Last week the California Supreme Court overturned a lower court decision
against the owner of a parking lot where a woman was raped. The high court
said the woman could not sue for damages by claiming the lot was "inherently
dangerous" and therefore obligated to provide security.
Said the high court, "Were we to find that the occurrence of violent crime in
commercial underground parking structures is highly foreseeable as a matter
of law, we would be opening the door to virtually limitless litigation over
what other types of property could also be characterized as 'inherently
dangerous.'''
Recently in Washington state, however, an appellate court ruled just the
opposite - that an owner, in this case an apartment owner, does have a duty
to protect residents from criminal conduct by other residents, especially if
the conduct could be foreseen (West RS Inc. v. Griffin, 1999 WL 781678,
October 4, 1999.)
The Washington court said that a "special relationship" exists between an
owner and resident and therefore the management does have an affirmative duty
to the resident and need only exercise ordinary care in its actions to
protect the resident.
In Florida, that same argument recently failed - though the court hedged a
bit. The court denied a resident's claim that the building owner was
obligated to install a peephole in the resident's door.
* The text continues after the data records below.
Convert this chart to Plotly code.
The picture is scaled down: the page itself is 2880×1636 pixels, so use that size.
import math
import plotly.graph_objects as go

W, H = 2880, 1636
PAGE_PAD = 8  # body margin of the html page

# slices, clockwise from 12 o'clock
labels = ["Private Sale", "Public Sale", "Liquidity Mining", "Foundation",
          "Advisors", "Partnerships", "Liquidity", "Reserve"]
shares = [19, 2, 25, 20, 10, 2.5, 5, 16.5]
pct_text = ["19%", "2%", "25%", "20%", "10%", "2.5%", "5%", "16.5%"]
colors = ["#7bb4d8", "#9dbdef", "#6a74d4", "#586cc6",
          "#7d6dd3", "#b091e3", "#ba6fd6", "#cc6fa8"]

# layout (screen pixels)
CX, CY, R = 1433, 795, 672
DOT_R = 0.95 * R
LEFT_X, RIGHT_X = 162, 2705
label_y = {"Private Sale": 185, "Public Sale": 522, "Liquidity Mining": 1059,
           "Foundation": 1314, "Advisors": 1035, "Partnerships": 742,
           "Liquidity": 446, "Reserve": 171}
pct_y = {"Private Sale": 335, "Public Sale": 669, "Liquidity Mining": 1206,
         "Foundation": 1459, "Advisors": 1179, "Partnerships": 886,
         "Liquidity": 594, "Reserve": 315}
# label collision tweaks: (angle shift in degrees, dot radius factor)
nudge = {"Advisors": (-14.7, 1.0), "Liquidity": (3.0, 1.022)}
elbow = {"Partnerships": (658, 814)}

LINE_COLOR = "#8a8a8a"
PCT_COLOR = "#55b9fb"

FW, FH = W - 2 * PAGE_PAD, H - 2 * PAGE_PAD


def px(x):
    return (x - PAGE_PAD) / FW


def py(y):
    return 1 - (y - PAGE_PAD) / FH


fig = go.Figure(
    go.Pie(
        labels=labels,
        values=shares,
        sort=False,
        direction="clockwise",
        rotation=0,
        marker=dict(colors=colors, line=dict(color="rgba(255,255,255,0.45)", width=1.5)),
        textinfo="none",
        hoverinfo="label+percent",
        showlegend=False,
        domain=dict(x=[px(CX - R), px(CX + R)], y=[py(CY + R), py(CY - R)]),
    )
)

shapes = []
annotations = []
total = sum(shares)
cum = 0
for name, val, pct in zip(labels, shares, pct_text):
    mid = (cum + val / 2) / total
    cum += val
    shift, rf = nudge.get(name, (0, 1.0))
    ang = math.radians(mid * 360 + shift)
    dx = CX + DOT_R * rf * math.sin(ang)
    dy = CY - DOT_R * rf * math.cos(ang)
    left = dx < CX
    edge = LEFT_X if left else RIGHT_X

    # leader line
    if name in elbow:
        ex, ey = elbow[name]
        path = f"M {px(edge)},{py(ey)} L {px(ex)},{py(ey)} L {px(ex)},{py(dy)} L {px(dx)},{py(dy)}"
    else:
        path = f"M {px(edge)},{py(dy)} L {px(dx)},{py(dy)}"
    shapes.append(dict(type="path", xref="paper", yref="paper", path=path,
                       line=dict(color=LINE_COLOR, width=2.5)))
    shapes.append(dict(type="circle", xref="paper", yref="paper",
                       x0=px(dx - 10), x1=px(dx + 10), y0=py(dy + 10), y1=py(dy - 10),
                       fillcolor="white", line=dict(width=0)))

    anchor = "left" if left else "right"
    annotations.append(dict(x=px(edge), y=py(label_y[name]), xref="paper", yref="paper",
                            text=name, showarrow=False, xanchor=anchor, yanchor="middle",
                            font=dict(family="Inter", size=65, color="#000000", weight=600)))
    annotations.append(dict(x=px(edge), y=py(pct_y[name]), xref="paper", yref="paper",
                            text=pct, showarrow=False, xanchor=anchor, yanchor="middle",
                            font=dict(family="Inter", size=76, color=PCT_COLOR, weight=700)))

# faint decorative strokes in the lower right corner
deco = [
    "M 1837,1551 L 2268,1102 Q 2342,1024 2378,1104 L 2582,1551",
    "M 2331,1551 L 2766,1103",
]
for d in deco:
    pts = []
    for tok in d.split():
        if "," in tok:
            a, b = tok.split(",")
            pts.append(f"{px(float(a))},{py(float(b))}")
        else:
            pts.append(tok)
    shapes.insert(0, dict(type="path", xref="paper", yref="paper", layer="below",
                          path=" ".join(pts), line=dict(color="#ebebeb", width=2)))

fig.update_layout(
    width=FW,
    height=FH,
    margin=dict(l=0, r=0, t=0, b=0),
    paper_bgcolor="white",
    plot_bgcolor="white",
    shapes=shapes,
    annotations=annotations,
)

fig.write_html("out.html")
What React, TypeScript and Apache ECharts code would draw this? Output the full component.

The court said a property owner generally has a duty to protect residents
from criminal attacks by third parties but "only if the property owner knows
or should know prior similar acts were committed on the premises." (Menendez
v. Palms West Condo Assn., 736 So.2d 58, June 2, 1999.)
Still, in New York an appellate court upheld a $1 million judgment against an
owner for a woman who was beaten and robbed in the property's hallway.
(Brewster v. Prince Apartments, Inc., 695 N.Y.S.2d 315, September 16,
1999.)
The woman claimed the owner was negligent after failing to repair a broken
front door lock after several months. The appeals court ruled that the woman
did not need to demonstrate "conclusive" proof of proximate
cause as long as the jury could reasonably infer that her attacker was a
trespasser who entered through the door.
Also in New York, an appeals court recently upheld a damage award to a
resident who fell from a second story window while sitting on a rotting
window sill. (Barrett v. Lusk, 695 N.Y.S.2d 776, Oct. 14, 1999.)
The court opinion said that while the law does not require owners to guard
against "obvious dangers created by the misuse of property," the property
must not be defective.
Because the owners were indisputably aware of the window defects, the court
ruled the plaintiff was entitled to damages.